Enter LTE, whose biggest feature is the chance to have **up to** greater than 100 Mbps in a cell (no-one ever talks about voice capacity in LTE)
So the reality is
- you have nearly 100% voice coverage already (on well proven, robust and long ago paid for hardware)
- voice capacity is not a problem on >90% of the existing network
- you've got a major data challenge around the corner.
Do you
a) invest in a high-speed, high-capacity data only overlay network and slowly replace your trusted voice network once you have sufficient coverage and confidence, or
b) invest today a few billion extra to install a new IP-based voice network that isn't needed and still won't give you near 80% population coverage for over 5 years?

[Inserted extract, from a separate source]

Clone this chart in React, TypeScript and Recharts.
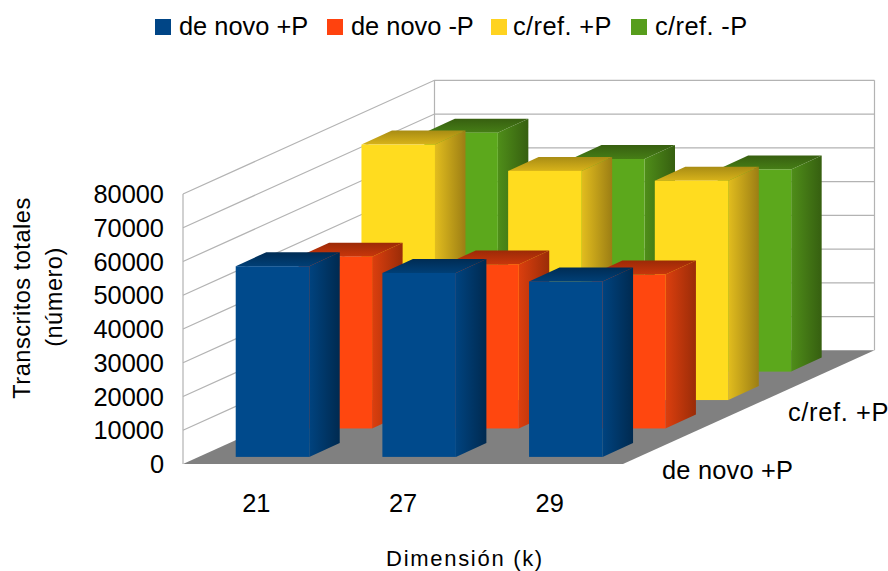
import React from 'react';
import { BarChart, Bar, XAxis, YAxis, CartesianGrid, Legend } from 'recharts';

const categories = ['21', '27', '29'];
const deNovoMas = [56500, 54500, 52000];
const deNovoMenos = [50900, 48600, 45600];
const cRefMas = [75700, 67900, 65000];
const cRefMenos = [70800, 63000, 59900];
const yTicks = [0, 10000, 20000, 30000, 40000, 50000, 60000, 70000, 80000];
const legendOrder = ['de novo +P', 'de novo -P', 'c/ref. +P', 'c/ref. -P'];

const chartData = categories.map((k, i) => ({
  k,
  deNovoMas: deNovoMas[i],
  deNovoMenos: deNovoMenos[i],
  cRefMas: cRefMas[i],
  cRefMenos: cRefMenos[i],
}));

// 3D projection of the depth axis
const WALL_DX = 251.5;
const WALL_DY = -113.7;
const PLOT_TOP = 194;
const PLOT_H = 270;
const LEGEND_H = 56;
const ROW_DX = WALL_DX / 4;
const ROW_DY = WALL_DY / 4;
const SIDE_DX = 30.5;
const SIDE_DY = -14;
const FONT = '"Liberation Sans", Arial, sans-serif';
const GRID = '#b3b3b3';

const palette = {
  blue: { front: '#004a8c', sideA: '#00437f', sideB: '#002a50', topA: '#003f76', topB: '#002c54' },
  orange: { front: '#ff470f', sideA: '#dc3f0e', sideB: '#9a2c08', topA: '#c8360b', topB: '#9c2a07' },
  yellow: { front: '#ffdc1f', sideA: '#e2bd1e', sideB: '#9c7e14', topA: '#d8b31a', topB: '#a88c14' },
  green: { front: '#5ca81c', sideA: '#4f8e19', sideB: '#365f10', topA: '#467e16', topB: '#375f10' },
};

const makeBarShape = (row: number, name: keyof typeof palette) => (props: any) => {
  const { x, y, width, height } = props;
  const c = palette[name];
  const ox = x + ROW_DX * row + ROW_DX / 4;
  const oy = ROW_DY * row + ROW_DY / 4;
  const top = y + oy;
  const bottom = y + height + oy;
  const right = ox + width;
  return (
    <g>
      <polygon
        points={`${right},${top} ${right + SIDE_DX},${top + SIDE_DY} ${right + SIDE_DX},${bottom + SIDE_DY} ${right},${bottom}`}
        fill={`url(#side-${name})`}
      />
      <polygon
        points={`${ox},${top} ${ox + SIDE_DX},${top + SIDE_DY} ${right + SIDE_DX},${top + SIDE_DY} ${right},${top}`}
        fill={`url(#top-${name})`}
      />
      <rect x={ox} y={top} width={width} height={height} fill={c.front} />
    </g>
  );
};

// each horizontal grid line runs along the left wall and then the back wall
const WallLine = (props: any) => {
  const { x1, x2, y1 } = props;
  const isFloor = Math.abs(y1 - (PLOT_TOP + PLOT_H)) < 1;
  const isTop = Math.abs(y1 - PLOT_TOP) < 1;
  return (
    <g>
      {isFloor && (
        <polygon
          points={`${x1},${y1} ${x2},${y1} ${x2 + WALL_DX},${y1 + WALL_DY} ${x1 + WALL_DX},${y1 + WALL_DY}`}
          fill="#808080"
        />
      )}
      {!isFloor && (
        <polyline
          points={`${x1},${y1} ${x1 + WALL_DX},${y1 + WALL_DY} ${x2 + WALL_DX},${y1 + WALL_DY}`}
          fill="none"
          stroke={GRID}
          strokeWidth={1.2}
        />
      )}
      {isTop && (
        <g stroke={GRID} strokeWidth={1.2}>
          <line x1={x1} y1={y1} x2={x1} y2={y1 + PLOT_H} />
          <line x1={x1 + WALL_DX} y1={y1 + WALL_DY} x2={x1 + WALL_DX} y2={y1 + WALL_DY + PLOT_H} />
          <line x1={x2 + WALL_DX} y1={y1 + WALL_DY} x2={x2 + WALL_DX} y2={y1 + WALL_DY + PLOT_H} />
        </g>
      )}
    </g>
  );
};

const LegendRow = ({ payload }: any) => (
  <div style={{ position: 'relative', height: LEGEND_H, fontFamily: FONT, fontSize: 25.4, color: '#000' }}>
    {legendOrder.map((name, i) => (
      <div
        key={name}
        style={{
          position: 'absolute',
          left: [155, 327, 491, 631][i],
          top: 12,
          display: 'flex',
          alignItems: 'center',
          whiteSpace: 'nowrap',
          letterSpacing: i > 1 ? 0.4 : 0,
        }}
      >
        <span
          style={{
            width: 16,
            height: 16,
            background: (payload || []).find((p: any) => p.value === name)?.color,
            marginRight: i === 2 ? 6 : 8,
            display: 'inline-block',
          }}
        />
        {name}
      </div>
    ))}
  </div>
);

const gradients = (Object.keys(palette) as (keyof typeof palette)[]).map((name) => (
  <React.Fragment key={name}>
    <linearGradient id={`side-${name}`} x1="0" y1="0" x2="1" y2="0">
      <stop offset="0%" stopColor={palette[name].sideA} />
      <stop offset="100%" stopColor={palette[name].sideB} />
    </linearGradient>
    <linearGradient id={`top-${name}`} x1="0" y1="1" x2="0" y2="0">
      <stop offset="0%" stopColor={palette[name].topA} />
      <stop offset="100%" stopColor={palette[name].topB} />
    </linearGradient>
  </React.Fragment>
));

export default function App() {
  return (
    <div style={{ position: 'absolute', left: 0, top: 0, width: 888, height: 571, background: '#fff' }}>
      <BarChart
        width={888}
        height={571}
        data={chartData}
        margin={{ top: PLOT_TOP - LEGEND_H, right: 265, bottom: 0, left: 0 }}
        barSize={73.5}
        barGap={-73.5}
      >
        <defs>{gradients}</defs>
        <CartesianGrid vertical={false} horizontal={(p: any) => <WallLine key={p.key} {...p} />} />
        <XAxis
          dataKey="k"
          height={107}
          axisLine={false}
          tickLine={false}
          tickMargin={24}
          tick={{ fontSize: 25.4, fontFamily: FONT, fill: '#000' }}
          interval={0}
        />
        <YAxis
          width={183}
          domain={[0, 80000]}
          ticks={yTicks}
          axisLine={false}
          tickLine={false}
          tickMargin={13}
          tick={{ fontSize: 25.4, fontFamily: FONT, fill: '#000' }}
          interval={0}
        />
        <Legend
          verticalAlign="top"
          content={<LegendRow />}
          wrapperStyle={{ left: 0, top: 0, width: 888 }}
        />
        <Bar dataKey="cRefMenos" name="c/ref. -P" fill="#579d1c" isAnimationActive={false} shape={makeBarShape(3, 'green')} />
        <Bar dataKey="cRefMas" name="c/ref. +P" fill="#ffd320" isAnimationActive={false} shape={makeBarShape(2, 'yellow')} />
        <Bar dataKey="deNovoMenos" name="de novo -P" fill="#ff420e" isAnimationActive={false} shape={makeBarShape(1, 'orange')} />
        <Bar dataKey="deNovoMas" name="de novo +P" fill="#004586" isAnimationActive={false} shape={makeBarShape(0, 'blue')} />
        <g fontFamily={FONT} fill="#000">
          <text x={662} y={479} fontSize={25.4} letterSpacing={0.2}>de novo +P</text>
          <text x={788} y={421} fontSize={25.4} letterSpacing={0.65}>c/ref. +P</text>
          <text x={465} y={566} fontSize={22} textAnchor="middle" letterSpacing={1.7}>Dimensión (k)</text>
          <text transform="translate(30,298) rotate(-90)" fontSize={23.6} letterSpacing={0.5} textAnchor="middle">Transcritos totales</text>
          <text transform="translate(62,297) rotate(-90)" fontSize={23.6} letterSpacing={0.5} textAnchor="middle">(número)</text>
        </g>
      </BarChart>
    </div>
  );
}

Most early observers and stakeholders have considered the first option the best, so LTE was designed to be a data network in the first instance, with an upgrade path to IP voice. It's not that anybody forgot, it's just not needed now.
p.s. you can always use a VoIP client (e.g. Skype) on top of the data only network if it really matters that much to you.
p.p.s. Have you seen the LTE terminals on offer today and near future? Not really pocket sized unless you have very big pockets (except for the USB sticks, and they don't have a keypad, speaker or screen).